### Task prompt
Here is the task for the listing below: output exactly the lines from the one containing "Recreate this image" through the one containing "const y = d3.scaleLinear().domain([0, 15]).range([607, 120]);", and leave out the pictures.
====== Given records
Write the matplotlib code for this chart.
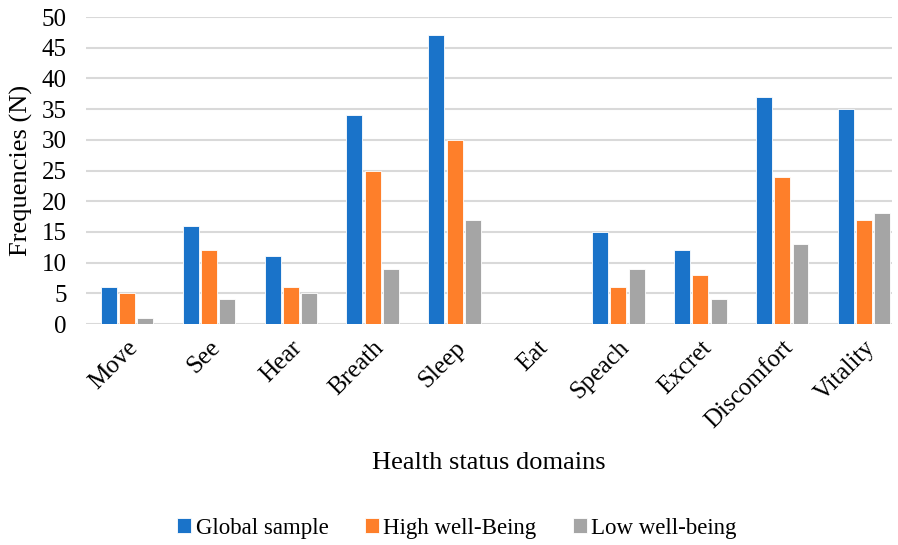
============
====== Given records
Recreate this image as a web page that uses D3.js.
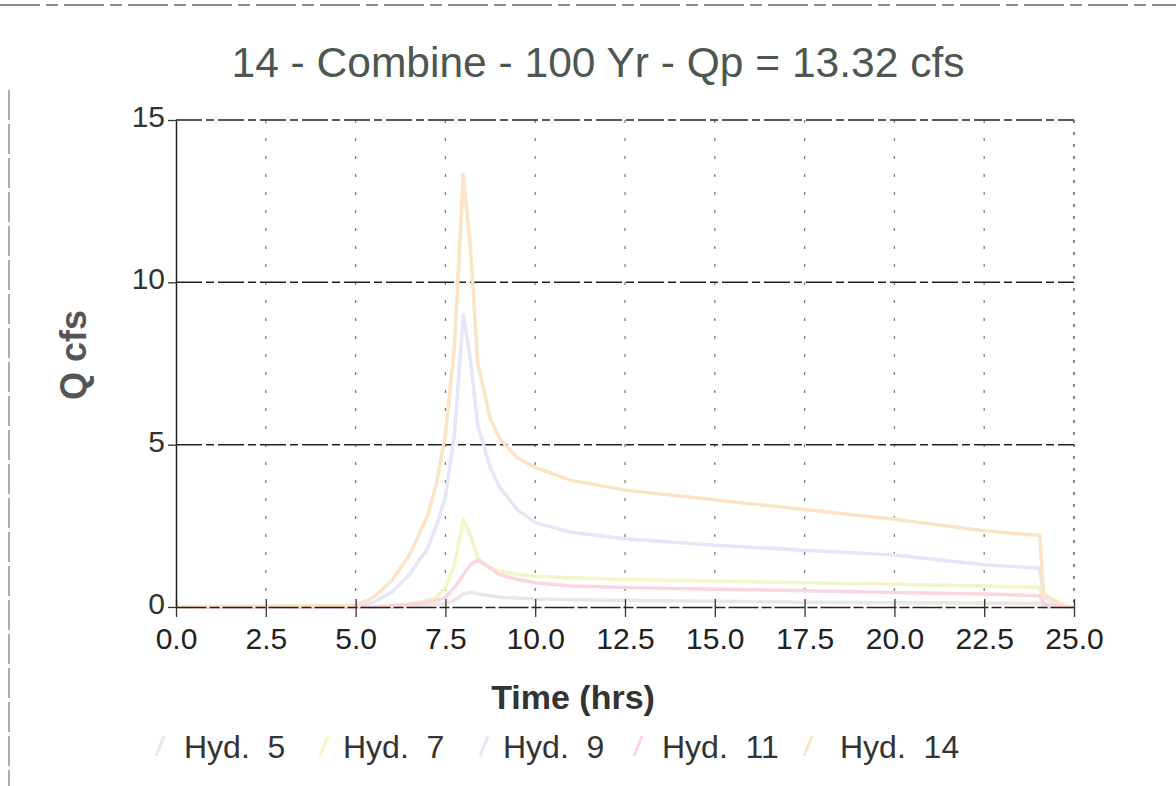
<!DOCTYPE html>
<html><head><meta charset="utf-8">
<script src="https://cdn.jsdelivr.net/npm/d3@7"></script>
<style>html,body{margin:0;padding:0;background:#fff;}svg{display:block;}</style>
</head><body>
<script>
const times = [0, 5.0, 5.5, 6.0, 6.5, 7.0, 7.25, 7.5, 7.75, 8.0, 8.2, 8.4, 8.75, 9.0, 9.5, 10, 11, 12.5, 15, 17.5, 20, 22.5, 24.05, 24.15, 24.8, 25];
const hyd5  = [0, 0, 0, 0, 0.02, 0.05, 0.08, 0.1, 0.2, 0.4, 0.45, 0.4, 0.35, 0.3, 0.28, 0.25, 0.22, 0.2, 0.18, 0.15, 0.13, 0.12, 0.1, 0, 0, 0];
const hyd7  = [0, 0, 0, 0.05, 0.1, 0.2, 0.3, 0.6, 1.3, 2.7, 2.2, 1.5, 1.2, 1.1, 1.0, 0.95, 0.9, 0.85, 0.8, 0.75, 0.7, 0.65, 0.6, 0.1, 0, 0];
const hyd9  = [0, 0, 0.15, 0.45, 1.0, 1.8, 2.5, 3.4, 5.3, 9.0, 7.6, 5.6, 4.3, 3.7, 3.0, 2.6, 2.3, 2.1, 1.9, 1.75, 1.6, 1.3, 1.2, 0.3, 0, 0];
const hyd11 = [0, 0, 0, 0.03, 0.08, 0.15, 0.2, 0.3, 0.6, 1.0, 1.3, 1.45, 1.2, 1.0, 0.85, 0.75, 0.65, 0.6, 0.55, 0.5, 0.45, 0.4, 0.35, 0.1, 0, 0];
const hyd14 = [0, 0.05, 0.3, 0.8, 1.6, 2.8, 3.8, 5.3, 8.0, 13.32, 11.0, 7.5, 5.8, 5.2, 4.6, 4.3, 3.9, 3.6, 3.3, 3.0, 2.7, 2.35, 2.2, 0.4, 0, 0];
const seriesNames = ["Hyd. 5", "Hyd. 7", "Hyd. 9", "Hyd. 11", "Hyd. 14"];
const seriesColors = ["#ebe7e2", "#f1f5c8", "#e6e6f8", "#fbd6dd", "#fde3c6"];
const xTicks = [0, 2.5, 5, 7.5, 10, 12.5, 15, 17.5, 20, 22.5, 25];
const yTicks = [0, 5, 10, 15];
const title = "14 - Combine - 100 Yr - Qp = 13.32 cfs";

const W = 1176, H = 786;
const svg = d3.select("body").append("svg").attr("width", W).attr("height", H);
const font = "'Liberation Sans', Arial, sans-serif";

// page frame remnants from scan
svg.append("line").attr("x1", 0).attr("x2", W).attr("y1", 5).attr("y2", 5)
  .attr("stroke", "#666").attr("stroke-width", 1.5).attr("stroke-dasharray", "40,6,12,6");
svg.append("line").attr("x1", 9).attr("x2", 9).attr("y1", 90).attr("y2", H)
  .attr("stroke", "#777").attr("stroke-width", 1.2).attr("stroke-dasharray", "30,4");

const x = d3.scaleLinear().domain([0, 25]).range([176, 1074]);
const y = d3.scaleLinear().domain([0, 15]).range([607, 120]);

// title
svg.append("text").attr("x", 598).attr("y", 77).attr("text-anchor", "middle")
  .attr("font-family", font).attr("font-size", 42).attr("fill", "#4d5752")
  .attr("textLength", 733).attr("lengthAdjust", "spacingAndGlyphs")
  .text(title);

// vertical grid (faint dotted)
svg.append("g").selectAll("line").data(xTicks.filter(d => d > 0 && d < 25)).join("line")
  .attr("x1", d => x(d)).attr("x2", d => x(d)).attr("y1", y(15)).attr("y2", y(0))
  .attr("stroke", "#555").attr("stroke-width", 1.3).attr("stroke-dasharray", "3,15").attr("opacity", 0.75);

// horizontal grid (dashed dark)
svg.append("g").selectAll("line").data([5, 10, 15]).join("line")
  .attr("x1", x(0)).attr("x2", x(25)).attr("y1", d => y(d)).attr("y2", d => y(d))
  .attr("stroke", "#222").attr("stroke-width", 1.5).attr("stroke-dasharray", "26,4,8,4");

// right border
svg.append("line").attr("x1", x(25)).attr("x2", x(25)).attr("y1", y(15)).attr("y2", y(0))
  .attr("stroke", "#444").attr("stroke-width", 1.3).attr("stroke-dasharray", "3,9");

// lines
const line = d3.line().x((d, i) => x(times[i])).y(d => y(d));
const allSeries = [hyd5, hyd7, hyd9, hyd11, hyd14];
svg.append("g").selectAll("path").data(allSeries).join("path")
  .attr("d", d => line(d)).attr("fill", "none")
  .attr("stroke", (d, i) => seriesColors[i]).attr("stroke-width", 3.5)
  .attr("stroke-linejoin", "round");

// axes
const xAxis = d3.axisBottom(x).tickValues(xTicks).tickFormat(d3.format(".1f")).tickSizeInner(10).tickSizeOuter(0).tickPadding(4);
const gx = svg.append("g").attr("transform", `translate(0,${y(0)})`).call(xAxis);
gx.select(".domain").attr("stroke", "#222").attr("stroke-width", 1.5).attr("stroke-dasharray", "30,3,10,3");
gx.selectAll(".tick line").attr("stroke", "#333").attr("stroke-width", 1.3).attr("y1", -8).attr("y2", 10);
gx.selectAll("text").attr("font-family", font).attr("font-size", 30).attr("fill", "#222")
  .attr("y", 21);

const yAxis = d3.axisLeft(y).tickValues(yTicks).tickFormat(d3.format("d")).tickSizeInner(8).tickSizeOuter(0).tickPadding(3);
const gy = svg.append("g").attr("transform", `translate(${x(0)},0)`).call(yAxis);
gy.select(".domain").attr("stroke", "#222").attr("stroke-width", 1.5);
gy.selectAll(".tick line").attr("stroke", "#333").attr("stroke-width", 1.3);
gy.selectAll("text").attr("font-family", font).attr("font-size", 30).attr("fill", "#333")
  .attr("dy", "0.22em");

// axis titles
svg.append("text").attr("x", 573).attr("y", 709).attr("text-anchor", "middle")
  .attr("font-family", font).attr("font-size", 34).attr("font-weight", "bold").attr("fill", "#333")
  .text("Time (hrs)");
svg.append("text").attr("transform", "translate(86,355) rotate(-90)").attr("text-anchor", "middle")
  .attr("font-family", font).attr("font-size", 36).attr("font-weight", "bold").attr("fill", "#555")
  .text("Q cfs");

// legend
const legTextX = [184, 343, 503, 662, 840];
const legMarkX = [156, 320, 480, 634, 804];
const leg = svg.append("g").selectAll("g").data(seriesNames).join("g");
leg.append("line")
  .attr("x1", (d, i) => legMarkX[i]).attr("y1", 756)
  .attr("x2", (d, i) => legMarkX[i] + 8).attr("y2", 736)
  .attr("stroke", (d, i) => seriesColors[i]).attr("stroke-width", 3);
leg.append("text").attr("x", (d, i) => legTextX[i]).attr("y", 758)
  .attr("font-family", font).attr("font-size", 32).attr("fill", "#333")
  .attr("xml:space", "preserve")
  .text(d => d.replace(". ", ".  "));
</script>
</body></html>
============
====== Given records
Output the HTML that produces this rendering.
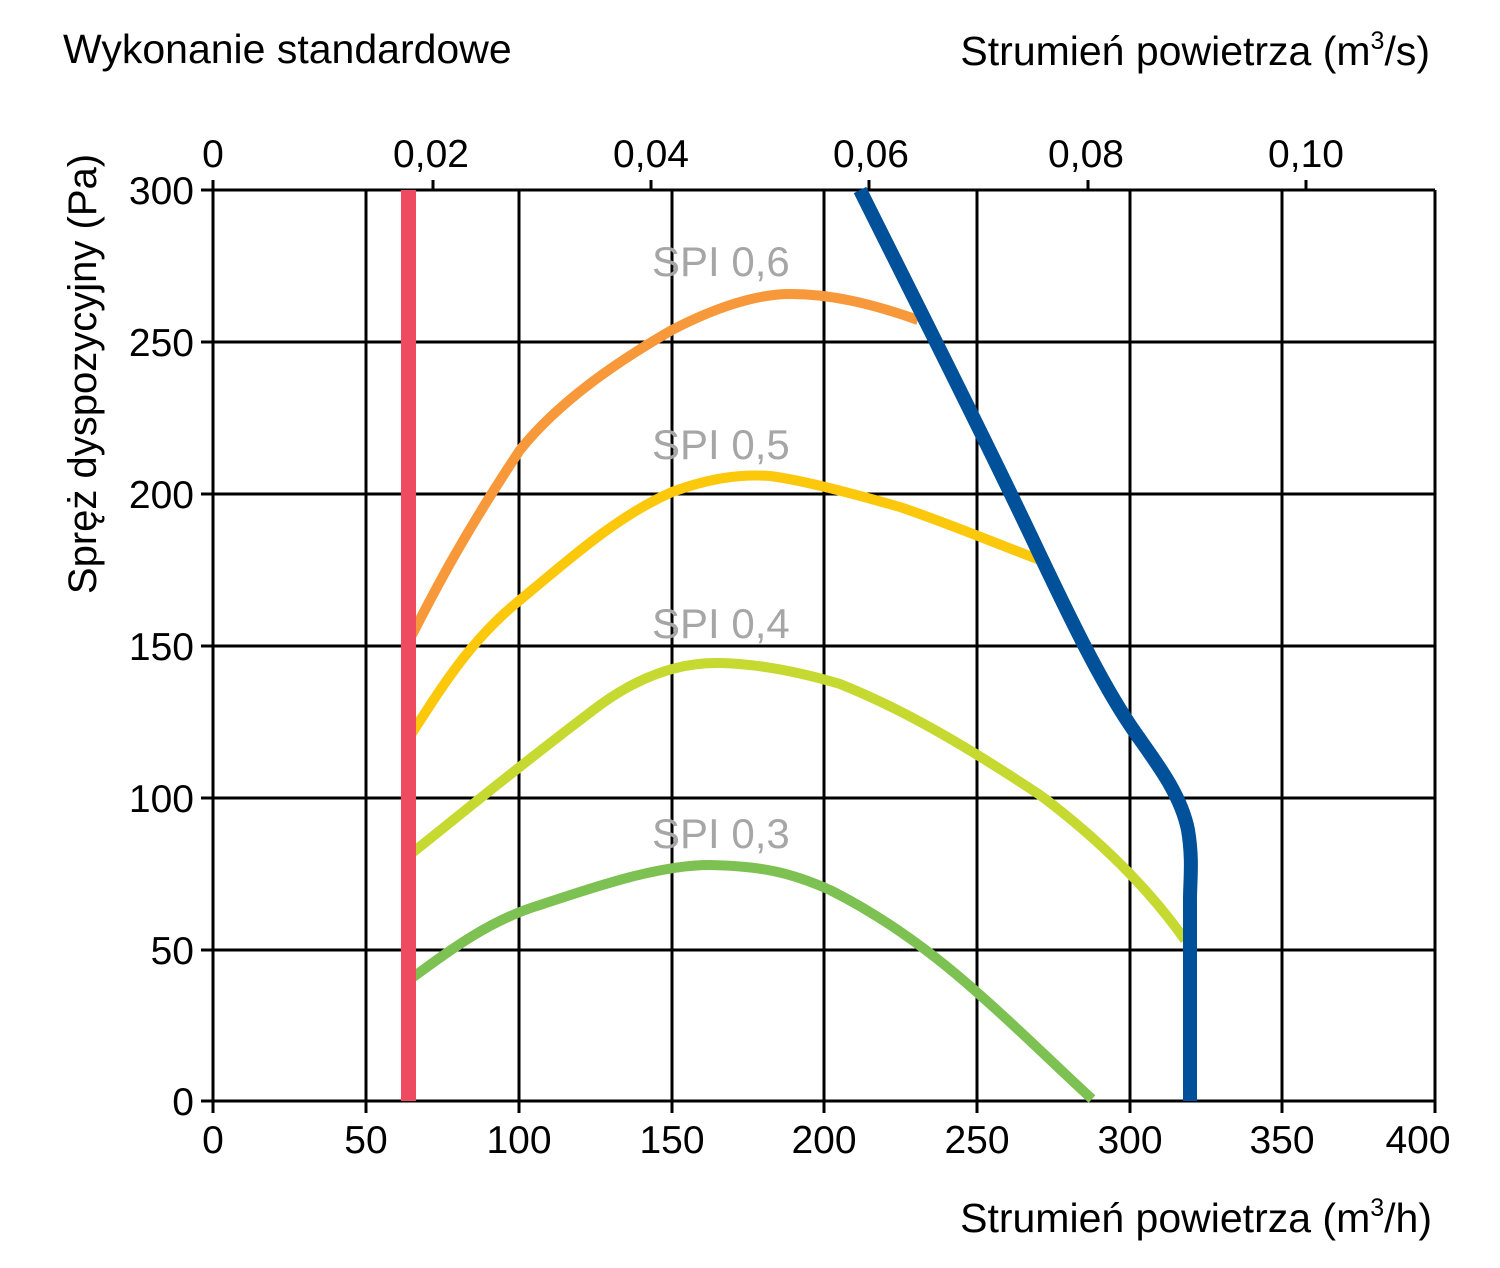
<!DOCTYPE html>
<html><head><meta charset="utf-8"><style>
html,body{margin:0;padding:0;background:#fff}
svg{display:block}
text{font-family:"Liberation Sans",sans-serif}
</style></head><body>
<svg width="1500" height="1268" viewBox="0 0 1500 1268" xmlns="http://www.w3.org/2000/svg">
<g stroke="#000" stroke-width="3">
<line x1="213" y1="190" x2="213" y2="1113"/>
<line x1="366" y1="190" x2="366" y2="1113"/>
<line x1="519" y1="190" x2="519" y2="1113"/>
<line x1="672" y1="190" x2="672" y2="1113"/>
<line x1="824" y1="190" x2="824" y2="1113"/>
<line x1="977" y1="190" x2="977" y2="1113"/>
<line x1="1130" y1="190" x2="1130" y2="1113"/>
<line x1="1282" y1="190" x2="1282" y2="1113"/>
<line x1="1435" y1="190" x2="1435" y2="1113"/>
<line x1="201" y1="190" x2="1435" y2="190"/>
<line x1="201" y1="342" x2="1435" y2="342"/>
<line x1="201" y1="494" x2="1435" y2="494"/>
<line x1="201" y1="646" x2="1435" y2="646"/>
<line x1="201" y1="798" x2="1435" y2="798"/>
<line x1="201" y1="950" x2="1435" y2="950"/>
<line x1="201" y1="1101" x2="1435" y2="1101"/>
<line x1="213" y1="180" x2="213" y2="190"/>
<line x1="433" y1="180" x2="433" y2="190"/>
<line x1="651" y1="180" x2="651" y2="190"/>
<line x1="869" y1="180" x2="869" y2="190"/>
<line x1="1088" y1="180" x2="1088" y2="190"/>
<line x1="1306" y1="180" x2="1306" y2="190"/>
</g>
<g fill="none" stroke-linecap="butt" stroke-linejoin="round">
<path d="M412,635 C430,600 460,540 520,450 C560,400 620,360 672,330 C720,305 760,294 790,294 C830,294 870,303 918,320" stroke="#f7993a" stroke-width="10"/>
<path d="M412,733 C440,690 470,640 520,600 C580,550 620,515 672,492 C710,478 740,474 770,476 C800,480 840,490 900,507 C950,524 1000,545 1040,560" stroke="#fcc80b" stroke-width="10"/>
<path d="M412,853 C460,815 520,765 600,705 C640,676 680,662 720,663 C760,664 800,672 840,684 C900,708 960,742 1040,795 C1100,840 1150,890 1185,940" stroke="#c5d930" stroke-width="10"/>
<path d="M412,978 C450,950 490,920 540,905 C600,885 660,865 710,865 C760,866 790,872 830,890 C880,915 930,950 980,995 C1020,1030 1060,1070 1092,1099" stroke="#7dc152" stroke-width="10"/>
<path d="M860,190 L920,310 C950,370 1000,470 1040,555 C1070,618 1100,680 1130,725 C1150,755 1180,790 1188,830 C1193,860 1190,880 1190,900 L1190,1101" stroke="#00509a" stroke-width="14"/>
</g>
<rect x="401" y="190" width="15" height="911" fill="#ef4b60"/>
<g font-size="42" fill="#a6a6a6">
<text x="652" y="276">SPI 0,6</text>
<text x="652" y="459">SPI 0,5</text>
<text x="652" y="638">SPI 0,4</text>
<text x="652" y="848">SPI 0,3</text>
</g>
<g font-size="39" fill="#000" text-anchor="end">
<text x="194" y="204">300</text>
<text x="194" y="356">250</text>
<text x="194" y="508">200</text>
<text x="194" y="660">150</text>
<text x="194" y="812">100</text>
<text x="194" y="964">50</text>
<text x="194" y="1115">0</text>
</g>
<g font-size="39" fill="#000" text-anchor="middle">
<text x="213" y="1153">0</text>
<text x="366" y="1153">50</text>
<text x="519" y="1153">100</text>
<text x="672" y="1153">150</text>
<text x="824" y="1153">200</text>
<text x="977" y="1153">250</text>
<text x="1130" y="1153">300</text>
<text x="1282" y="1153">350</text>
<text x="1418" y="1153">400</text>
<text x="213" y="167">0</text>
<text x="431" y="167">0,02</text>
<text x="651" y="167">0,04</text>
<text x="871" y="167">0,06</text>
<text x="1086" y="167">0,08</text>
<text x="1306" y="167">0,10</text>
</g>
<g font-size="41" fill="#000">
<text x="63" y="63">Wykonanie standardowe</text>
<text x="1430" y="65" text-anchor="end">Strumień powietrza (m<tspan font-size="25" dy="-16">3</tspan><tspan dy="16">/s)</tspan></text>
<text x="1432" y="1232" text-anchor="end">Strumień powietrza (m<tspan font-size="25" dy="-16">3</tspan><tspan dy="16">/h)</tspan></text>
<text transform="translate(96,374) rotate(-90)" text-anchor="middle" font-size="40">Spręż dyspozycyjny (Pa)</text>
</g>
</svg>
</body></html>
============
### Reply to the task
Recreate this image as a web page that uses D3.js.
<!DOCTYPE html>
<html><head><meta charset="utf-8">
<script src="https://cdn.jsdelivr.net/npm/d3@7"></script>
<style>html,body{margin:0;padding:0;background:#fff;}svg{display:block;}</style>
</head><body>
<script>
const times = [0, 5.0, 5.5, 6.0, 6.5, 7.0, 7.25, 7.5, 7.75, 8.0, 8.2, 8.4, 8.75, 9.0, 9.5, 10, 11, 12.5, 15, 17.5, 20, 22.5, 24.05, 24.15, 24.8, 25];
const hyd5  = [0, 0, 0, 0, 0.02, 0.05, 0.08, 0.1, 0.2, 0.4, 0.45, 0.4, 0.35, 0.3, 0.28, 0.25, 0.22, 0.2, 0.18, 0.15, 0.13, 0.12, 0.1, 0, 0, 0];
const hyd7  = [0, 0, 0, 0.05, 0.1, 0.2, 0.3, 0.6, 1.3, 2.7, 2.2, 1.5, 1.2, 1.1, 1.0, 0.95, 0.9, 0.85, 0.8, 0.75, 0.7, 0.65, 0.6, 0.1, 0, 0];
const hyd9  = [0, 0, 0.15, 0.45, 1.0, 1.8, 2.5, 3.4, 5.3, 9.0, 7.6, 5.6, 4.3, 3.7, 3.0, 2.6, 2.3, 2.1, 1.9, 1.75, 1.6, 1.3, 1.2, 0.3, 0, 0];
const hyd11 = [0, 0, 0, 0.03, 0.08, 0.15, 0.2, 0.3, 0.6, 1.0, 1.3, 1.45, 1.2, 1.0, 0.85, 0.75, 0.65, 0.6, 0.55, 0.5, 0.45, 0.4, 0.35, 0.1, 0, 0];
const hyd14 = [0, 0.05, 0.3, 0.8, 1.6, 2.8, 3.8, 5.3, 8.0, 13.32, 11.0, 7.5, 5.8, 5.2, 4.6, 4.3, 3.9, 3.6, 3.3, 3.0, 2.7, 2.35, 2.2, 0.4, 0, 0];
const seriesNames = ["Hyd. 5", "Hyd. 7", "Hyd. 9", "Hyd. 11", "Hyd. 14"];
const seriesColors = ["#ebe7e2", "#f1f5c8", "#e6e6f8", "#fbd6dd", "#fde3c6"];
const xTicks = [0, 2.5, 5, 7.5, 10, 12.5, 15, 17.5, 20, 22.5, 25];
const yTicks = [0, 5, 10, 15];
const title = "14 - Combine - 100 Yr - Qp = 13.32 cfs";

const W = 1176, H = 786;
const svg = d3.select("body").append("svg").attr("width", W).attr("height", H);
const font = "'Liberation Sans', Arial, sans-serif";

// page frame remnants from scan
svg.append("line").attr("x1", 0).attr("x2", W).attr("y1", 5).attr("y2", 5)
  .attr("stroke", "#666").attr("stroke-width", 1.5).attr("stroke-dasharray", "40,6,12,6");
svg.append("line").attr("x1", 9).attr("x2", 9).attr("y1", 90).attr("y2", H)
  .attr("stroke", "#777").attr("stroke-width", 1.2).attr("stroke-dasharray", "30,4");

const x = d3.scaleLinear().domain([0, 25]).range([176, 1074]);
const y = d3.scaleLinear().domain([0, 15]).range([607, 120]);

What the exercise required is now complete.